There are also certain conditions under which the test is to be performed. Wet pavement or a sloped surface will not provide accurate results and a DUI defense attorney will be able to argue that the test should be suppressed from evidence.
Field Sobriety Tests must be completed in accordance with the standards established and governing the tests. Defense attorneys must have studied the NHTSA field manuals and know the proper administration so that they can recognize when they are improperly conducted. This knowledge only comes with extensive training and experience. With Evan E. Randall, that is precisely what you can expect.
Chemical testing is often the most important piece of evidence the police can obtain. If chemical testing was conducted, then a defense attoreny is going to have find a way to get that evidence suppressed. The two most common chemical testing includes breathalyzers and blood draws and the general rules regarding both can be found at 720 ILCS 5/11-201.2. Illinois Administrative Code, Chapter II, Section, 1286, provides the rules, regulations and standards that a defense attorney utilizes to get chemical tests suppressed on "technicalities".
Breathalyzer Chemical Testing
According to statute and code, officers must be certified to conduct chemical testing and that certification must be renewed when expired. Similarly, the equipment must also be calibrated regularly to ensure that the results are accurate. If either qualification is expired or missing, the results of the test will be suppressed.
Generally speaking, there are two separate tests that drivers may be asked to take.
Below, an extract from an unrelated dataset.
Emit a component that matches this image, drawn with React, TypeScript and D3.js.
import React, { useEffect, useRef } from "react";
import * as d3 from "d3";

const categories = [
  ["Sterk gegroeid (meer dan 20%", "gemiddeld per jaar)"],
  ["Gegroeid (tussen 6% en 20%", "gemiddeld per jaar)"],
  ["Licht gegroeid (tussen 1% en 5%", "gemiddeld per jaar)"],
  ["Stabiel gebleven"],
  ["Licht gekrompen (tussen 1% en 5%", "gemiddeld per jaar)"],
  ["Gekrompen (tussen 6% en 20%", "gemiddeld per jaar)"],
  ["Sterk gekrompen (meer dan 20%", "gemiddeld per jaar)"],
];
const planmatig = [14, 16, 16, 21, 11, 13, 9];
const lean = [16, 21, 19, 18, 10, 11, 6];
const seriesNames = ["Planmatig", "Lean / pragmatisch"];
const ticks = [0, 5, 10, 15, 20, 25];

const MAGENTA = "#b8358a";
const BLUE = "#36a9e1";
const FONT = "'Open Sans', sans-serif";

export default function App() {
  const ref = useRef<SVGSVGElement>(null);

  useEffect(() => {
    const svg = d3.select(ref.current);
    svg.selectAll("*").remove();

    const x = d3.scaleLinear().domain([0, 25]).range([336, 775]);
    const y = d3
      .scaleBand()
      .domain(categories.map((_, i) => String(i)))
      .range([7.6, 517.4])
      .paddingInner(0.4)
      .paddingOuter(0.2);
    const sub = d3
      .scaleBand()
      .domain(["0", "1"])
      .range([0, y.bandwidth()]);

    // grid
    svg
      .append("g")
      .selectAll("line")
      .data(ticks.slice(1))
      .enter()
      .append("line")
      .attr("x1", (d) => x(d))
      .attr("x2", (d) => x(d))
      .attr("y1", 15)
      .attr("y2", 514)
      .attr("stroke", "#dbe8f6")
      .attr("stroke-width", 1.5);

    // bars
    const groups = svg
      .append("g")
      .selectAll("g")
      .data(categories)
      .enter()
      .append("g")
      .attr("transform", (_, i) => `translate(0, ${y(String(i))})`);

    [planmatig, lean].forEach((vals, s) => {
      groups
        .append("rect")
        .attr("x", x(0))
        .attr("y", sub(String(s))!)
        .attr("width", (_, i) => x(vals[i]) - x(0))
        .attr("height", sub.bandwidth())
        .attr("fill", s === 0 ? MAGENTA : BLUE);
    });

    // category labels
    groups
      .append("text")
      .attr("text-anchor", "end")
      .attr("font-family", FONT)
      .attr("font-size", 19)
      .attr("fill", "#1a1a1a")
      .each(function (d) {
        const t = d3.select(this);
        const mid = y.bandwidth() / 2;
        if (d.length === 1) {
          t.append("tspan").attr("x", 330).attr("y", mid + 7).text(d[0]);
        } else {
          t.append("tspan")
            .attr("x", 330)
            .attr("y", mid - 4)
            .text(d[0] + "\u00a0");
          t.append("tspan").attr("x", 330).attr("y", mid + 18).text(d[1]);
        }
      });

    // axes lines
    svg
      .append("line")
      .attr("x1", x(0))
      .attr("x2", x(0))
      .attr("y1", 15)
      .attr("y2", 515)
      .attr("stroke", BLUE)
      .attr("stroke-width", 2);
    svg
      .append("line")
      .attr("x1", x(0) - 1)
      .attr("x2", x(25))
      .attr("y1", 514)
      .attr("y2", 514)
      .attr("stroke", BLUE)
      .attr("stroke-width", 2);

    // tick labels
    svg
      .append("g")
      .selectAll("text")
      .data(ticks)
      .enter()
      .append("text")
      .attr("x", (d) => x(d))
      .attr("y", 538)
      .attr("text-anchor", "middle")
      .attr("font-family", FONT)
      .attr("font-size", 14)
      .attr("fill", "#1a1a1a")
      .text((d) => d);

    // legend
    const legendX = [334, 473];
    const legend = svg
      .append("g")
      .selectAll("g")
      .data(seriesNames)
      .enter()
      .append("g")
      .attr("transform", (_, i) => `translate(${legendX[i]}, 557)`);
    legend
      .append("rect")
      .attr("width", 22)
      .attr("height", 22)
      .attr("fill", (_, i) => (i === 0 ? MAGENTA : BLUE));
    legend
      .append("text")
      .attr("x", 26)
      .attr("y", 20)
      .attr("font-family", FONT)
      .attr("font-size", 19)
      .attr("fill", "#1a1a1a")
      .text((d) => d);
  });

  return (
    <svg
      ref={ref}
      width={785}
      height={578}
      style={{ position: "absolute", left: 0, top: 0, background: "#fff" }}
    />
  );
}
The first is given on the side of the road and is known as Portable Breath Test (PBT). While these results cannot be brought up in court, they can be used to give the officer instant probable cause to make a DUI arrest. The second breath test is given at the police station and these are the results that can be introduced in court. A driver would be well advised to deny participating in either test.
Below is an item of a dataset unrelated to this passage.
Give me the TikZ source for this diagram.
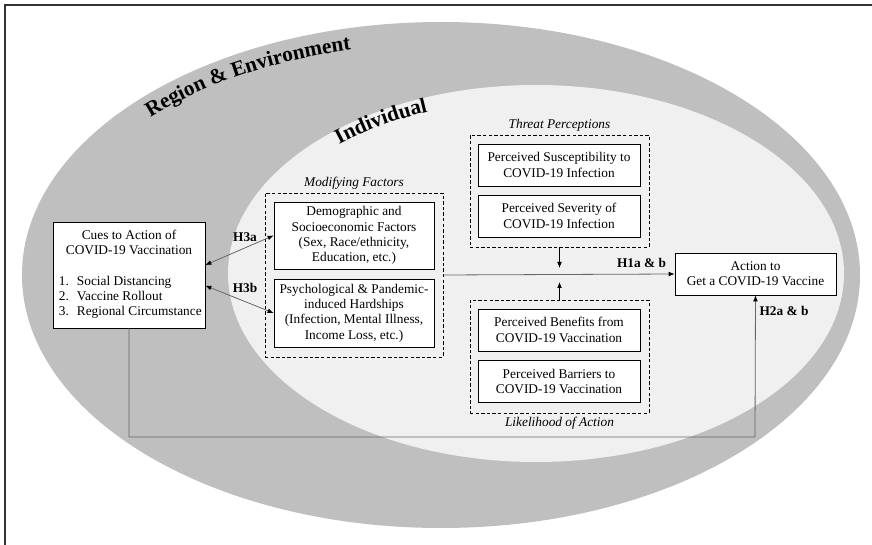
\documentclass[tikz,border=0pt]{standalone}
\usepackage{fontspec}
\setmainfont{Liberation Serif}
\usetikzlibrary{positioning,arrows.meta,decorations.text}

\begin{document}
\begin{tikzpicture}[x=0.75pt,y=-0.75pt,
            box/.style={draw, fill=white, line width=0.6pt, align=center, inner sep=0pt,
              font=\fontsize{10}{11.5}\selectfont},
            group/.style={draw, line width=0.6pt, dash pattern=on 2.6pt off 1.6pt, inner sep=0pt},
            caption/.style={font=\fontsize{10}{12}\selectfont\itshape, inner sep=1pt},
            hyp/.style={font=\fontsize{10}{12}\selectfont\bfseries, inner sep=0pt},
            link/.style={draw=black!60, line width=0.6pt, -{Latex[length=4.5pt,width=3.6pt,color=black]}},
            twoway/.style={draw=black!60, line width=0.6pt, {Latex[length=4.5pt,width=3.6pt,color=black]}-{Latex[length=4.5pt,width=3.6pt,color=black]}}
            ]
            \useasboundingbox (0,0) rectangle (872,545);
            % Layers
            \fill[black!25] (441,275) ellipse [x radius=419, y radius=253];
            \fill[black!6] (536,273.5) ellipse [x radius=308, y radius=188.5];
            \draw[black!80, line width=1.4pt] (5,545) -- (5,5) -- (872,5);
            \path[decorate, decoration={text along path, text align=left,
                text={|\fontsize{16}{18}\selectfont\bfseries|Region {\&} Environment}}]
              (150.4,117.4) arc[start angle=-137, end angle=-95, x radius=397, y radius=231];
            \path[decorate, decoration={text along path, text align=left,
                text={|\fontsize{16}{18}\selectfont\bfseries|Individual}}]
              (339.2,144.3) arc[start angle=-132, end angle=-100, x radius=294, y radius=174.5];

            % Cues
            \node[box, minimum width=114pt, minimum height=79.5pt] (cues) at (129,275)
              {Cues to Action of\\COVID-19 Vaccination\\[11.5pt]
               \begin{tabular}[t]{@{\hspace{2pt}}l@{\hspace{6pt}}l@{}}
                 1.&Social Distancing\\
                 2.&Vaccine Rollout\\
                 3.&Regional Circumstance
               \end{tabular}};

            % Modifying factors
            \node[group, minimum width=133.5pt, minimum height=123pt] (modfac) at (354,275) {};
            \node[caption, above=1.5pt of modfac] {Modifying Factors};
            \node[box, minimum width=120pt, minimum height=50.25pt] (demo) at (354,235.5)
              {Demographic and\\Socioeconomic Factors\\(Sex, Race/ethnicity,\\Education, etc.)};
            \node[box, minimum width=120pt, minimum height=51pt] (psych) at (354,313)
              {Psychological \& Pandemic-\\induced Hardships\\(Infection, Mental Illness,\\Income Loss, etc.)};

            % Threat perceptions
            \node[group, minimum width=134.25pt, minimum height=84pt] (threat) at (559.5,191) {};
            \node[caption, above=1.5pt of threat] {Threat Perceptions};
            \node[box, minimum width=121.5pt, minimum height=31.5pt] (susc) at (559,165)
              {Perceived Susceptibility to\\COVID-19 Infection};
            \node[box, minimum width=121.5pt, minimum height=31.5pt] (sev) at (559,216)
              {Perceived Severity of\\COVID-19 Infection};

            % Likelihood of action
            \node[group, minimum width=134.25pt, minimum height=84.75pt] (likeli) at (559.5,356.5) {};
            \node[caption, below=1.5pt of likeli] {Likelihood of Action};
            \node[box, minimum width=121.5pt, minimum height=31.5pt] (benef) at (559,330)
              {Perceived Benefits from\\COVID-19 Vaccination};
            \node[box, minimum width=121.5pt, minimum height=31.5pt] (barr) at (559,381.5)
              {Perceived Barriers to\\COVID-19 Vaccination};

            % Outcome
            \node[box, minimum width=120.75pt, minimum height=31.5pt] (action) at (755.5,274)
              {Action to\\Get a COVID-19 Vaccine};

            % Connectors
            \coordinate (tdown) at (559.5,268);
            \coordinate (lup) at (559.5,282);
            \coordinate (route) at (755,437);
            \draw[link] (modfac.east) -- (action.west);
            \draw[link, draw=black] (threat.south) -- (tdown);
            \draw[link, draw=black] (likeli.north) -- (lup);
            \draw[link] (cues.south) |- (route) -- (action.south);
            \draw[twoway] ([yshift=7.5pt]cues.east) -- (demo.west);
            \draw[twoway] ([yshift=-8pt]cues.east) -- (psych.west);

            % Hypotheses
            \node[hyp] (h1) at (641.5,263) {H1a \& b};
            \node[hyp] (h2) at (784,311) {H2a \& b};
            \node[hyp] (h3a) at (245,237) {H3a};
            \node[hyp] (h3b) at (245,288) {H3b};
          \end{tikzpicture}
\end{document}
In McHenry County, there has been a sharp increase in the amount of DUI cases based on forced blood draws. In certain instances, like when there's an accident with personal injury and hospitalization, where a warrant is not needed to obtain blood samples. However, police officers can now petition a judge for a blood warrant from the side of the road. This is a relatively new development in Illinois law and many police agencies still struggle with properly following the required process. An experienced DUI attorney will be able to point out improper procedures and get the results thrown out for being inaccurate.